How Apple Filmed a 5-Hour Ad on an iPhone 11 Pro in a Single Take Without Recharging

The gorgeous and ambitiously choreographed tour of Russia's Hermitage left almost no margin for error

A statue in the Hermitage
In one take, Apple agency TBWAMedia Arts Lab London and director Axinya Gog recorded a seamless tour of the Hermitage.
Apple

Some might call it the stuff of a child’s fantasy: Creeping through a cavernous museum while it’s closed to the public, getting up close and personal with timeless masterpieces, and stumbling across mysterious moments that border on the supernatural.

Others might call it a product demonstration.

To illustrate the battery life of the iPhone 11 Pro, Apple and agency TBWA\Media Arts Lab London today unveiled an unprecedented epic of an ad, clocking in at 5 hours, 19 minutes and 28 seconds—all filmed on the smartphone in one take without ever recharging the battery.

And at the end of the shoot, it still had 19% of its battery life remaining.

You can get a flavor of the project with this trailer, which compacts the longer film’s tour of the sprawling Hermitage museum in Russia into a more manageable 90 seconds:

The massively ambitious and logistically Byzantine project was the result of a 9-month collaboration between Apple Russia and TBWA\Media Arts Lab’s London office. But despite all the lengthy preparations behind the spot, the shoot itself required an incredibly tight timeline that left almost no margin for error.

Setup for the filming began as the Hermitage was closing at the end of a Sunday, then continued throughout the night. As the sun rose on Monday, when the landmark is closed for upkeep, the highly complex and delicate shooting began. The crew was given only a 6-hour window to film in, meaning the one-take shot would have to be nailed on the first attempt or else be crumbled into disaster by any technical disruption, fumbled fingers or errant jostle.

And it worked. It actually worked.

Creating the spot in one seamless take with no cuts or postproduction trickery was, from the moment of inception, a mandatory part of the concept. Anything less wouldn’t have the authenticity of a true demonstration of the iPhone 11 Pro’s battery life.

But pulling it off required months of planning, a tight shooting window and flawless choreography. In the early stages, this meant simply taking steps like testing how long the iPhone could record a video without stopping and still have a comfortable buffer of remaining life. The length was determined to be about 5 hours, setting the parameters for the shoot.

The video, aimed at pushing the iPhone 11 Pro to its limits, is the first specific creative assignment to come out of Apple Russia, and even before the Hermitage was selected as the location, the project was aimed at being uniquely Russian in its scope and ambition. An early concept, for example, considered filming the extreme Russian wilderness.

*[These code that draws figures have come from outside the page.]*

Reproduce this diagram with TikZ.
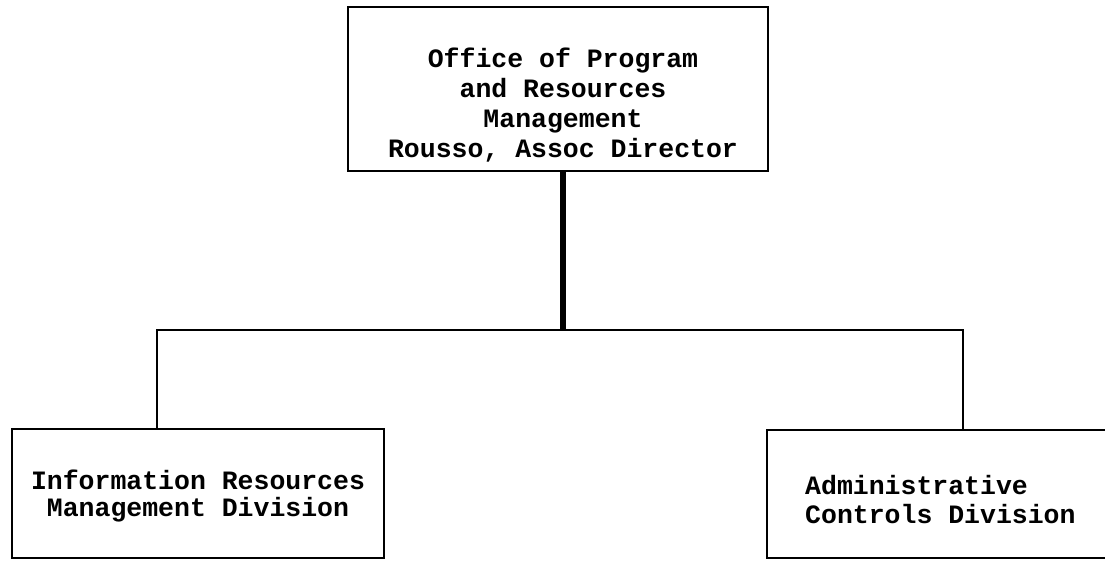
\documentclass[tikz,border=0pt]{standalone}
\usepackage{fontspec}
\setmonofont{Liberation Mono}
\usepackage{tikz}

\tikzset{
    unitbox/.style={draw, line width=2.4pt, inner sep=0pt},
    unittext/.style={font=\ttfamily\bfseries\fontsize{26.5}{30}\selectfont, inner sep=0pt},
    trunk/.style={line width=5.5pt},
    branch/.style={line width=2.8pt}
}

\begin{document}
\begin{tikzpicture}[x=1pt,y=-1pt]
    \clip (0,0) rectangle (1105,561);
    % boxes
    \node[unitbox, minimum width=420pt, minimum height=164pt] (office) at (558,89) {};
    \node[unittext, align=center] (officetxt) at (563,105) {Office of Program\\and Resources\\Management\\Rousso, Assoc Director};
    \node[unitbox, minimum width=372pt, minimum height=129pt] (irmd) at (198,493.5) {};
    \node[unittext, align=center, font=\ttfamily\bfseries\fontsize{26.5}{27.5}\selectfont] (irmdtxt) at (198,496) {Information Resources\\Management Division};
    \node[unitbox, minimum width=358pt, minimum height=128pt] (acd) at (946,494) {};
    \node[unittext, align=left, anchor=west, font=\ttfamily\bfseries\fontsize{26.5}{29}\selectfont] (acdtxt) at (805,500) {Administrative\\Controls Division};
    % connectors
    \coordinate (junction) at (563,330);
    \coordinate (lefttee) at (157,330);
    \coordinate (righttee) at (963,330);
    \draw[trunk] (office.south -| junction) -- (junction);
    \draw[branch] (irmd.north -| lefttee) -- (lefttee) -- (righttee) -- (acd.north -| righttee);
\end{tikzpicture}
\end{document}
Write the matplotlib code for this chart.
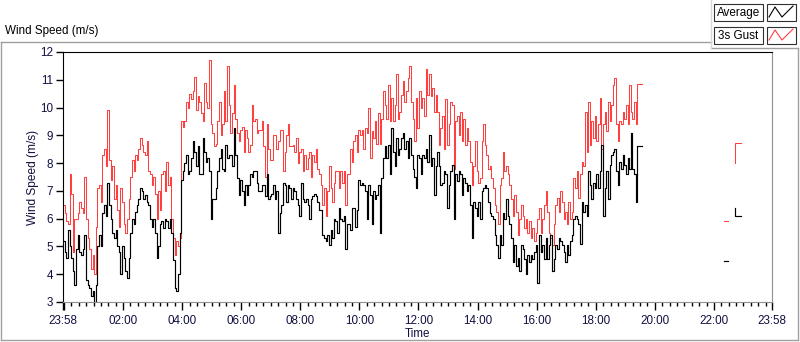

In the end, the Hermitage—the world’s second largest museum, initiated by Catherine the Great in 1764—was chosen as the ideal venue for a 5-hour shoot. Stretching across 2.5 million square feet, the palace complex in St. Petersburg boasts more than 3 million artworks and antiquities, though only a relatively small percentage are on display.

A cadet matches the pose of Field Marshal Mikhail Kutuzov in the War Gallery of 1812.
Apple

Equally important as the backdrop, though, was the director. Chosen for the sweeping project was Moscow director Axinya Gog. At 29 years old, she has already created a large number of film projects within the art world and is considered one of Russia’s rising-star filmmakers.

She’s also no stranger to museums, having largely grown up in one. Her mother was an art historian and curator at Moscow’s Tretyakov Gallery.

Thanks to a combination of artistic vision and intimate experience, Gog proposed a shoot that was more soaring in its storytelling flow than some potential treatments that had been floated. Instead of a simple walk-through anchored to ground level in hopes of imitating a museum visitor’s point of view, Gog envisioned the camera moving with ghostly patience through the museum’s galleries, occasionally soaring into the air and even drifting into the center of performances.